Pipeline Downtime Detection

Pipeline Downtime Detection (PDD) is the automated or semi-automated identification of interruptions, failures, or material performance degradation in a data, software, or industrial pipeline, typically in near real time, using monitoring, logging, and alerting mechanisms.

Expanded Explanation

1. Technical Function and Core Characteristics

PDD monitors end-to-end pipeline behavior to determine when processing stops, stalls, or falls below defined service levels. It uses telemetry such as logs, metrics, traces, and health checks to detect anomalies against predefined thresholds and rules.

Technical implementations often integrate observability platforms, workflow engines, and incident management tools to correlate events and classify downtime as planned, unplanned, partial, or full. Detection mechanisms support alert routing, escalation, and Root Cause Analysis (RCA) by providing structured data on failure modes, duration, and affected components.

2. Enterprise Usage and Architectural Context

Enterprises apply PDD across data pipelines, Continuous Integration and Continuous Deployment (CI/CD) pipelines, and operational pipelines in sectors such as cloud services, manufacturing, and energy.

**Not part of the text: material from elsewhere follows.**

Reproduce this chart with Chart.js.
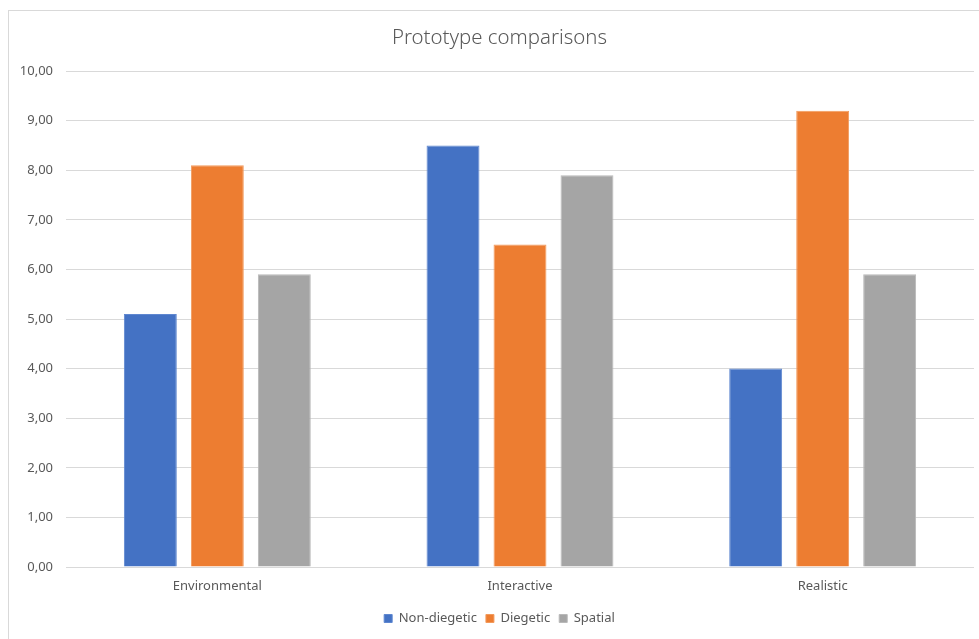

Architects embed detection capabilities at orchestration, infrastructure, and application layers to monitor dependencies and service-level objectives.

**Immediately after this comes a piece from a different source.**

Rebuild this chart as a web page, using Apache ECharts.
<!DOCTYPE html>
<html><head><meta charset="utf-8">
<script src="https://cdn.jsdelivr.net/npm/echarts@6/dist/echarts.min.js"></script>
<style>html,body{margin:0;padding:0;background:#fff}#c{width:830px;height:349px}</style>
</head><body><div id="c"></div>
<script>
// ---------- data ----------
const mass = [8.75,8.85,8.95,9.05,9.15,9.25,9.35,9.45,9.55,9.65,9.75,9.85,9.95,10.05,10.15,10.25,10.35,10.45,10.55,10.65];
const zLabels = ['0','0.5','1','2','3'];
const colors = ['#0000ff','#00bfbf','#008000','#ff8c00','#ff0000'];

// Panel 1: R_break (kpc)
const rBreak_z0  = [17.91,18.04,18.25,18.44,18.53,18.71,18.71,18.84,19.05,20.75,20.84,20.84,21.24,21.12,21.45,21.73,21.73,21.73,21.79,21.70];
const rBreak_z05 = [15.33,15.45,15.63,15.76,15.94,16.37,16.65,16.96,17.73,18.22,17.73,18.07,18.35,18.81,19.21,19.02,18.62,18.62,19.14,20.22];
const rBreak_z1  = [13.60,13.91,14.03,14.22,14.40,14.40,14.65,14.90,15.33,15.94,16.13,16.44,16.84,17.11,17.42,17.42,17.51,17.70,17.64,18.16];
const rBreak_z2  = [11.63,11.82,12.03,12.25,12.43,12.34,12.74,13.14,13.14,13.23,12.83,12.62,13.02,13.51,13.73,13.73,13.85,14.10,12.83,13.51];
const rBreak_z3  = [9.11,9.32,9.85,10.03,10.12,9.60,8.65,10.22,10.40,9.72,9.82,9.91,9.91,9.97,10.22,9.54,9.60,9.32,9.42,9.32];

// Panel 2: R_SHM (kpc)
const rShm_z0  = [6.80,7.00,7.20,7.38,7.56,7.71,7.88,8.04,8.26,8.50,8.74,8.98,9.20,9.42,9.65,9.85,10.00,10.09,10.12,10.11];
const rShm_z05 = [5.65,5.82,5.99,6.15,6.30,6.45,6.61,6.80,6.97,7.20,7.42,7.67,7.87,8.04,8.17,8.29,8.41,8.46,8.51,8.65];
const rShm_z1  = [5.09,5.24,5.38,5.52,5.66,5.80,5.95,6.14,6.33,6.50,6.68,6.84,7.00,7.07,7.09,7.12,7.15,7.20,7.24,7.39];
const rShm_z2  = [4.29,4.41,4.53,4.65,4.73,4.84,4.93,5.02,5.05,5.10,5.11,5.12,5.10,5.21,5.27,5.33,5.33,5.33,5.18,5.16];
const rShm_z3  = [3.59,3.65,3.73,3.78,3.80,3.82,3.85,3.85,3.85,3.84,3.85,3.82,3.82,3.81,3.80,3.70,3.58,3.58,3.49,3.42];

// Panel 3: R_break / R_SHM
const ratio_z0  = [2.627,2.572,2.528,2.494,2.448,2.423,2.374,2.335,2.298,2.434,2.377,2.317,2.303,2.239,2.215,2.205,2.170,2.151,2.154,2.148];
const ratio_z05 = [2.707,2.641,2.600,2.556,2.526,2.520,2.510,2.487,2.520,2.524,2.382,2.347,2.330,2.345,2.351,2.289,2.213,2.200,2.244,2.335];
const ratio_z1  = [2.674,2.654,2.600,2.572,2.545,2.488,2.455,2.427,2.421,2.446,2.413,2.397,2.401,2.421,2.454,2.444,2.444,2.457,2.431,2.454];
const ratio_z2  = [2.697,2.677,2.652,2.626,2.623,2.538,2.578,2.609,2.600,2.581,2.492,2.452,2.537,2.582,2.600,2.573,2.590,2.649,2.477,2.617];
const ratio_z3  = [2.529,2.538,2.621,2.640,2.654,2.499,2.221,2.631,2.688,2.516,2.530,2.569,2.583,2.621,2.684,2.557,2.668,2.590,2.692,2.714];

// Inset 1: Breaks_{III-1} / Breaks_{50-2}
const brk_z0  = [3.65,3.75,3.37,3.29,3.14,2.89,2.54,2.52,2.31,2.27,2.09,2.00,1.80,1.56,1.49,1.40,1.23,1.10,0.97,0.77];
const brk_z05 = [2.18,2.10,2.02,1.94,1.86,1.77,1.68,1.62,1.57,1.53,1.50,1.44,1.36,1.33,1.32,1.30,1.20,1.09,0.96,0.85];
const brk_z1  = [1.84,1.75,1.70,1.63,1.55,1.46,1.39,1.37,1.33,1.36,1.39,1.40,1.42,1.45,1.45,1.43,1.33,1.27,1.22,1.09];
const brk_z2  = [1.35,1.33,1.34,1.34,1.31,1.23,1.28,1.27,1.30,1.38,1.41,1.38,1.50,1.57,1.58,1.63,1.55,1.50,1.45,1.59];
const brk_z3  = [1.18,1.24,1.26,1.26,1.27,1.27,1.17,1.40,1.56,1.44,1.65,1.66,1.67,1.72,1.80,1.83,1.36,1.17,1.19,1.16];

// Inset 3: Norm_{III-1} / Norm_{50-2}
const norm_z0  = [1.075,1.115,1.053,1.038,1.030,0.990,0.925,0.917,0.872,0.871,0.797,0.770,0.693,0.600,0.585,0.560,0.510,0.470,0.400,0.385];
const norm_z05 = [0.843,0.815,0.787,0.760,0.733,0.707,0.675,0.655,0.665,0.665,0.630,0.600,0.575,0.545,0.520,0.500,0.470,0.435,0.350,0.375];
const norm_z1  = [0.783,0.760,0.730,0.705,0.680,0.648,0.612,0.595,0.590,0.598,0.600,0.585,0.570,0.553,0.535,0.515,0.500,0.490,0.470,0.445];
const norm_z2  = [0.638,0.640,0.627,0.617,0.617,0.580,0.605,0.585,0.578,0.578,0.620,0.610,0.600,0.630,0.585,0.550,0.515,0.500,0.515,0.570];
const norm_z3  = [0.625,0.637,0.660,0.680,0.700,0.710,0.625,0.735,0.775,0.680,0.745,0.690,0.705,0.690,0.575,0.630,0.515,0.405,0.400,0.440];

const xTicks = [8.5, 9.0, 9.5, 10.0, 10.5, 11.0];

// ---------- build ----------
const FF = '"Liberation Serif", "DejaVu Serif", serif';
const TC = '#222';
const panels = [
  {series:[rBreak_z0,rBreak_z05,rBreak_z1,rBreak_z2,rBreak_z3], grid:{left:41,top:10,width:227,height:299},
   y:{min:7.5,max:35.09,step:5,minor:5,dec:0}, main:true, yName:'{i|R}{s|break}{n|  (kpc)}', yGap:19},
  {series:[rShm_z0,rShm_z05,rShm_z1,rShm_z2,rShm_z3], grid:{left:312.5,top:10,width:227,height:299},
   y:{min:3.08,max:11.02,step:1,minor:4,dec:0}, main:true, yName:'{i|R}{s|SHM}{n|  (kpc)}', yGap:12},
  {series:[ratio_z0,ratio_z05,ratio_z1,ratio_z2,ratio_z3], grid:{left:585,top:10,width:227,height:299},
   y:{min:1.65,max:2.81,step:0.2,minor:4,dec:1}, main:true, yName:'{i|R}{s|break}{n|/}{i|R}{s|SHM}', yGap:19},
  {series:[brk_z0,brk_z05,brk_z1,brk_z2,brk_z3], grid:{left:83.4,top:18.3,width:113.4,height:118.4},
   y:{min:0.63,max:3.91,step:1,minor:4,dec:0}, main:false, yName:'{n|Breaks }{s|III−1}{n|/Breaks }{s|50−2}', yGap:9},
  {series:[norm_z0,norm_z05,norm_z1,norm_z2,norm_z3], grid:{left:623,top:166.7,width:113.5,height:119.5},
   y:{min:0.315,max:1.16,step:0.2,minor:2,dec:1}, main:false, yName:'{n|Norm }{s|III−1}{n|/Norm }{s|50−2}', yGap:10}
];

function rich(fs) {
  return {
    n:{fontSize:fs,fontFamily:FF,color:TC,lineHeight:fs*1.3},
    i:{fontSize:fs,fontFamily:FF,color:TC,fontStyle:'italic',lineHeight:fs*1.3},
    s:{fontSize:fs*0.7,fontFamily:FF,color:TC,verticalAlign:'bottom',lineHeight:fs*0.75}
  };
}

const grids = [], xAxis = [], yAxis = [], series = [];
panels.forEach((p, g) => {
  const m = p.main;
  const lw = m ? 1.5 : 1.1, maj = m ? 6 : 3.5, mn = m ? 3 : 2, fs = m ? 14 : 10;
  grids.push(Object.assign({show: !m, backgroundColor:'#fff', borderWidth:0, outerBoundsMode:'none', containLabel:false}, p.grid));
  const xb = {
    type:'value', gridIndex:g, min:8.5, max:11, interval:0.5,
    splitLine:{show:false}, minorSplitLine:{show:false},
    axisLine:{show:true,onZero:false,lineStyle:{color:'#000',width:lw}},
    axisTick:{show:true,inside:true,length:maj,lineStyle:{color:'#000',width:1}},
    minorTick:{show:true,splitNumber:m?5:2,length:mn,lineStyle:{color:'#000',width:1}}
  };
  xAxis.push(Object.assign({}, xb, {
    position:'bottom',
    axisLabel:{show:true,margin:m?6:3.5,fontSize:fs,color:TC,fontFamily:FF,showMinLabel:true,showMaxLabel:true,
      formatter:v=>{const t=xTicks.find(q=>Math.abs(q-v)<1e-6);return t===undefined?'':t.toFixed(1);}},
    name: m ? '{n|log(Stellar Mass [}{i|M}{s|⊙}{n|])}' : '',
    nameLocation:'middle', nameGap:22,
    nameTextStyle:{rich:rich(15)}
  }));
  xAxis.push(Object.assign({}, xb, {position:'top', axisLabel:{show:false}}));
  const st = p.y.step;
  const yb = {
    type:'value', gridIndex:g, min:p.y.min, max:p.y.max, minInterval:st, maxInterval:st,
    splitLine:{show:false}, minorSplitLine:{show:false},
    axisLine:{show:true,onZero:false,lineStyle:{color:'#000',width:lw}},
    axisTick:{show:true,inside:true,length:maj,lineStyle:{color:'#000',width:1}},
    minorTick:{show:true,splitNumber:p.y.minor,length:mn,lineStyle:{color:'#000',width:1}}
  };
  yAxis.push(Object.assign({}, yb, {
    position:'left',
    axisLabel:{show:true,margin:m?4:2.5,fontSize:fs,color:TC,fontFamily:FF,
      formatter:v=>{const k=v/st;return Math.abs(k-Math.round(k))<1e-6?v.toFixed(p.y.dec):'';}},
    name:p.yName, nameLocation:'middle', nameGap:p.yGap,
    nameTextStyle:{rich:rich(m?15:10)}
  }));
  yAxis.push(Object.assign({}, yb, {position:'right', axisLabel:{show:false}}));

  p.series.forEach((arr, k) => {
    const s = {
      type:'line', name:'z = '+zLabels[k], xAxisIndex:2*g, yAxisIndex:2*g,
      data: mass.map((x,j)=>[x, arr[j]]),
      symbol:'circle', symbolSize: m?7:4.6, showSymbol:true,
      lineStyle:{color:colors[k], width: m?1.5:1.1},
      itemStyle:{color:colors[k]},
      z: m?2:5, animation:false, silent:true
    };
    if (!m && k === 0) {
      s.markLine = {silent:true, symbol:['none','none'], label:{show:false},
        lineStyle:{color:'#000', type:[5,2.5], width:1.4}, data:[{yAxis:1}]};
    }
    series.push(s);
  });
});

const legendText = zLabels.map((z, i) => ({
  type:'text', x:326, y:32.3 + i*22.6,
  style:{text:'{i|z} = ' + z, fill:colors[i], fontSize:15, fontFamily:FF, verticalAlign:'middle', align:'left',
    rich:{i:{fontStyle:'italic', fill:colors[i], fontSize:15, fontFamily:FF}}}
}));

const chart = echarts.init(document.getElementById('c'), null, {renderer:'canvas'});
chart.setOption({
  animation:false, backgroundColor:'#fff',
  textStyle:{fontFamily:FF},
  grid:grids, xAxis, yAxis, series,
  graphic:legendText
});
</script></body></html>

Organizations integrate downtime detection with configuration management databases, ticketing systems, and runbooks to support coordinated response. In regulated environments, downtime records contribute to reporting, compliance evidence, and verification of business continuity and Disaster Recovery (DR) plans.

3. Related or Adjacent Technologies

PDD relates to observability, application performance monitoring, log management, and Site Reliability Engineering (SRE) practices. It often uses technologies such as time-series monitoring systems, distributed tracing, and event-driven architectures for real-time status evaluation.

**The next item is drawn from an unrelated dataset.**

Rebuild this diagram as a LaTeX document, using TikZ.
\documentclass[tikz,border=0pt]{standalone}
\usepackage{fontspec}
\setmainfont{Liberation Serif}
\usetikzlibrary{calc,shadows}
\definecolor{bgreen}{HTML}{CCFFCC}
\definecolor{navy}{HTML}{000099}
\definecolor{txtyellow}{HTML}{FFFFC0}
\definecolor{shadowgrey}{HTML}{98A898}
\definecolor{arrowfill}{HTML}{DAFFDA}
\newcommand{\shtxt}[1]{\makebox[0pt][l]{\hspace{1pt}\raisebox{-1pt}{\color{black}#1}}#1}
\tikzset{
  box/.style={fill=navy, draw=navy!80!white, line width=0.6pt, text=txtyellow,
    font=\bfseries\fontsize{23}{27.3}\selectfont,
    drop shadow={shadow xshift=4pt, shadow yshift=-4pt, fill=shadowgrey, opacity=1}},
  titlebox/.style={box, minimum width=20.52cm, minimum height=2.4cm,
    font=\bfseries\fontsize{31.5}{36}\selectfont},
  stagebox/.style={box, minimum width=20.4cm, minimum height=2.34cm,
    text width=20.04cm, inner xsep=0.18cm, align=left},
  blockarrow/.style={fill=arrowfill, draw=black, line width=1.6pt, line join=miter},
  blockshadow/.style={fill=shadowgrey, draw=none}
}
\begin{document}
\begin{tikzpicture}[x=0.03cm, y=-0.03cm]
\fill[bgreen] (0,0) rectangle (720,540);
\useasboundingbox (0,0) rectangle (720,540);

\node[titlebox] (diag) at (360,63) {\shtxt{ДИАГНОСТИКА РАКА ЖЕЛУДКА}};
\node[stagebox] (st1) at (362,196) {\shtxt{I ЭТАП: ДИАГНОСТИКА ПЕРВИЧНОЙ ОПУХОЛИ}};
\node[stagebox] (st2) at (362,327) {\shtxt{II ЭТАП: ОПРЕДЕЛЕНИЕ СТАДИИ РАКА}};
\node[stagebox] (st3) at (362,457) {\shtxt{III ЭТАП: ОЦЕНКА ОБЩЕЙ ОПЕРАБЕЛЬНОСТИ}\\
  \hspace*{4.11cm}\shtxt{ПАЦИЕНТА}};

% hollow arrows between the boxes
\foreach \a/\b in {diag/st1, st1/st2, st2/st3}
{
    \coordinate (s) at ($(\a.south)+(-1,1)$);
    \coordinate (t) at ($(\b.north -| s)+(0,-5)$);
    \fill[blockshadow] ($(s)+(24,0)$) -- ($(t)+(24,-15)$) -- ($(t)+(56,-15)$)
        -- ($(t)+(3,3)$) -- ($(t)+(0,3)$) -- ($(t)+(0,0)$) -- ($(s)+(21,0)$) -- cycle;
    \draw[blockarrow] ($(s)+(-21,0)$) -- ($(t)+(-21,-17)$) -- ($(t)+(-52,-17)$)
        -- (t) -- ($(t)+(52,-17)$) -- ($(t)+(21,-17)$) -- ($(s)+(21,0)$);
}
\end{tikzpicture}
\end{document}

It also connects with predictive maintenance, anomaly detection, and cyber-physical systems monitoring in industrial contexts, where pipelines may represent physical asset flows. In software delivery, it aligns with CI/CD monitoring, canary analysis, and error-budget tracking.

4. Business and Operational Significance

PDD supports service availability objectives, reduction of mean time to detect and mean time to repair, and adherence to Service Level Agreements (SLAs). It enables organizations to quantify downtime, assess operational risk, and prioritize remediation investments.

For data and analytics programs, effective detection protects data freshness and pipeline reliability, which supports reporting accuracy and regulatory submissions. In industrial and critical infrastructure settings, downtime detection contributes to safety, production continuity, and asset utilization oversight.